(WHAT TO WORK ON):
Reproduce, please, only the lines from the first line below to the line containing "ancho = 0.39", inclusive.

(SUPPLIED DATA):
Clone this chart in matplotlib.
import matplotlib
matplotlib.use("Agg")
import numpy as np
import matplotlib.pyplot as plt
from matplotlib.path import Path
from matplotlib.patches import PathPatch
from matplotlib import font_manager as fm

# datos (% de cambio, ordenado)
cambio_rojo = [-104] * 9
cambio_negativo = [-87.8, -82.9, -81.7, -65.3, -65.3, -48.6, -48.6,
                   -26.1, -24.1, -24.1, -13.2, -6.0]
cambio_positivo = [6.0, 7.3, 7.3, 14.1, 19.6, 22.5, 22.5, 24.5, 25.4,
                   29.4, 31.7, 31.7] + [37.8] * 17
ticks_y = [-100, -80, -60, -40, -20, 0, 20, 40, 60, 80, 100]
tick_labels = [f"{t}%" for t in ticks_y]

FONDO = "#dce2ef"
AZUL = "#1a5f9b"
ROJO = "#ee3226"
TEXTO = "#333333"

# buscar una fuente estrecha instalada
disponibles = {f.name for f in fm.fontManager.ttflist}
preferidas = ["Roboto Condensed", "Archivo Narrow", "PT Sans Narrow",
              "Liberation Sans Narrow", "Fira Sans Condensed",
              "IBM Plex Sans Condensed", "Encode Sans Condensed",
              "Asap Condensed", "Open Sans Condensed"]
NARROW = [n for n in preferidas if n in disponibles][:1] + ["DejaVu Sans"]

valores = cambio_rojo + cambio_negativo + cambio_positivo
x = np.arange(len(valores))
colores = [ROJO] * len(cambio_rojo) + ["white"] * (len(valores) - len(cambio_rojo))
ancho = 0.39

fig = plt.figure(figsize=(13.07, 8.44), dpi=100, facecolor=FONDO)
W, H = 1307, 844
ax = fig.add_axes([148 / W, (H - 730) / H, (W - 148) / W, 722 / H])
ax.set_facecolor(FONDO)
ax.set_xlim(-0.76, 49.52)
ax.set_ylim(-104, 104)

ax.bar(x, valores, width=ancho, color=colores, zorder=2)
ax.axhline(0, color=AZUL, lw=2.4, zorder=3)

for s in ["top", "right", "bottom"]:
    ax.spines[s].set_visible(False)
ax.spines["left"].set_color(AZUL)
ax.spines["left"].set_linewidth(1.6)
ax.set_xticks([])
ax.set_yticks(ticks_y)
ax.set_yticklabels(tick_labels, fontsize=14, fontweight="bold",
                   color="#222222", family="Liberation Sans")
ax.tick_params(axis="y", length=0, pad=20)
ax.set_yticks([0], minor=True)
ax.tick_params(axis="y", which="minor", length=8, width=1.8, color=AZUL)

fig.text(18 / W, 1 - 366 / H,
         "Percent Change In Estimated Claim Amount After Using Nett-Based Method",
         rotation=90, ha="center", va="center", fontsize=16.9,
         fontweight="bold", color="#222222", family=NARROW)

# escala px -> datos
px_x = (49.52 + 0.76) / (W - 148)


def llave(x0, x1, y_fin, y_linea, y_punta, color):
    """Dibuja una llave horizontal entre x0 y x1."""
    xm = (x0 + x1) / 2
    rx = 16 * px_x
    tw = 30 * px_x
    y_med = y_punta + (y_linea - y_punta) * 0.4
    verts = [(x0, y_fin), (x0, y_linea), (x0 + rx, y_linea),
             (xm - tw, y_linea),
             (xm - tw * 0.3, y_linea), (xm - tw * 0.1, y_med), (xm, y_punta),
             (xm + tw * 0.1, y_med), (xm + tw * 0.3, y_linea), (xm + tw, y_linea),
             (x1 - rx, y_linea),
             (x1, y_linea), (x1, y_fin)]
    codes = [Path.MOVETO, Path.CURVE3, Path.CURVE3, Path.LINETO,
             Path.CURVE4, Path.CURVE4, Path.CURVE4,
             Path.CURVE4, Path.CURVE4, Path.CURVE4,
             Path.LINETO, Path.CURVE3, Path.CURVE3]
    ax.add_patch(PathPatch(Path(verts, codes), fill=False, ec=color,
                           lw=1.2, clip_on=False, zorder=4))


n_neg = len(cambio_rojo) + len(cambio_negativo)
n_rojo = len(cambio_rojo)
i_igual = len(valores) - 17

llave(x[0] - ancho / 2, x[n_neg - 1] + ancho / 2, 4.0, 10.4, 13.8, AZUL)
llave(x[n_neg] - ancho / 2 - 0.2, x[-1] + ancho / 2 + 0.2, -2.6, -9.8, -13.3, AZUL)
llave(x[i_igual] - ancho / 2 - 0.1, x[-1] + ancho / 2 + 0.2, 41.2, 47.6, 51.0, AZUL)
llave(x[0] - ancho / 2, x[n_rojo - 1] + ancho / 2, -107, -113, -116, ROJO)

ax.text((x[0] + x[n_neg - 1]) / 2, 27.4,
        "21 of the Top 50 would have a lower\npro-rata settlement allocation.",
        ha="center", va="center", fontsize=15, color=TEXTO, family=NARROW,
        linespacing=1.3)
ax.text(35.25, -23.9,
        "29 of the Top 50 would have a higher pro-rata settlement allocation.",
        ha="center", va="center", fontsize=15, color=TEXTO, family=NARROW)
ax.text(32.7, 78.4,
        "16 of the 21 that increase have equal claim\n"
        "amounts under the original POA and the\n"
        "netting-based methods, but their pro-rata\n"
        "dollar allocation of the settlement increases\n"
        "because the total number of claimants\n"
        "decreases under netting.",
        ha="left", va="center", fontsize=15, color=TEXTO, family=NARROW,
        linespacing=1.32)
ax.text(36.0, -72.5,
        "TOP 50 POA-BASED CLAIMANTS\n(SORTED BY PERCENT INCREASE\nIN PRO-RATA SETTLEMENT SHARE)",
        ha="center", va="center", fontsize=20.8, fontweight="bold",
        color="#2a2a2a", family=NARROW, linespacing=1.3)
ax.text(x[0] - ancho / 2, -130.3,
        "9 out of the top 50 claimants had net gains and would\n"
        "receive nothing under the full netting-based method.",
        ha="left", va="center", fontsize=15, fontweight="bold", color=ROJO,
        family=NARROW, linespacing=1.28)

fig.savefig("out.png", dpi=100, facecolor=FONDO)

(CORRECT RESPONSE):
Clone this chart in matplotlib.
import matplotlib
matplotlib.use("Agg")
import numpy as np
import matplotlib.pyplot as plt
from matplotlib.path import Path
from matplotlib.patches import PathPatch
from matplotlib import font_manager as fm

# datos (% de cambio, ordenado)
cambio_rojo = [-104] * 9
cambio_negativo = [-87.8, -82.9, -81.7, -65.3, -65.3, -48.6, -48.6,
                   -26.1, -24.1, -24.1, -13.2, -6.0]
cambio_positivo = [6.0, 7.3, 7.3, 14.1, 19.6, 22.5, 22.5, 24.5, 25.4,
                   29.4, 31.7, 31.7] + [37.8] * 17
ticks_y = [-100, -80, -60, -40, -20, 0, 20, 40, 60, 80, 100]
tick_labels = [f"{t}%" for t in ticks_y]

FONDO = "#dce2ef"
AZUL = "#1a5f9b"
ROJO = "#ee3226"
TEXTO = "#333333"

# buscar una fuente estrecha instalada
disponibles = {f.name for f in fm.fontManager.ttflist}
preferidas = ["Roboto Condensed", "Archivo Narrow", "PT Sans Narrow",
              "Liberation Sans Narrow", "Fira Sans Condensed",
              "IBM Plex Sans Condensed", "Encode Sans Condensed",
              "Asap Condensed", "Open Sans Condensed"]
NARROW = [n for n in preferidas if n in disponibles][:1] + ["DejaVu Sans"]

valores = cambio_rojo + cambio_negativo + cambio_positivo
x = np.arange(len(valores))
colores = [ROJO] * len(cambio_rojo) + ["white"] * (len(valores) - len(cambio_rojo))
ancho = 0.39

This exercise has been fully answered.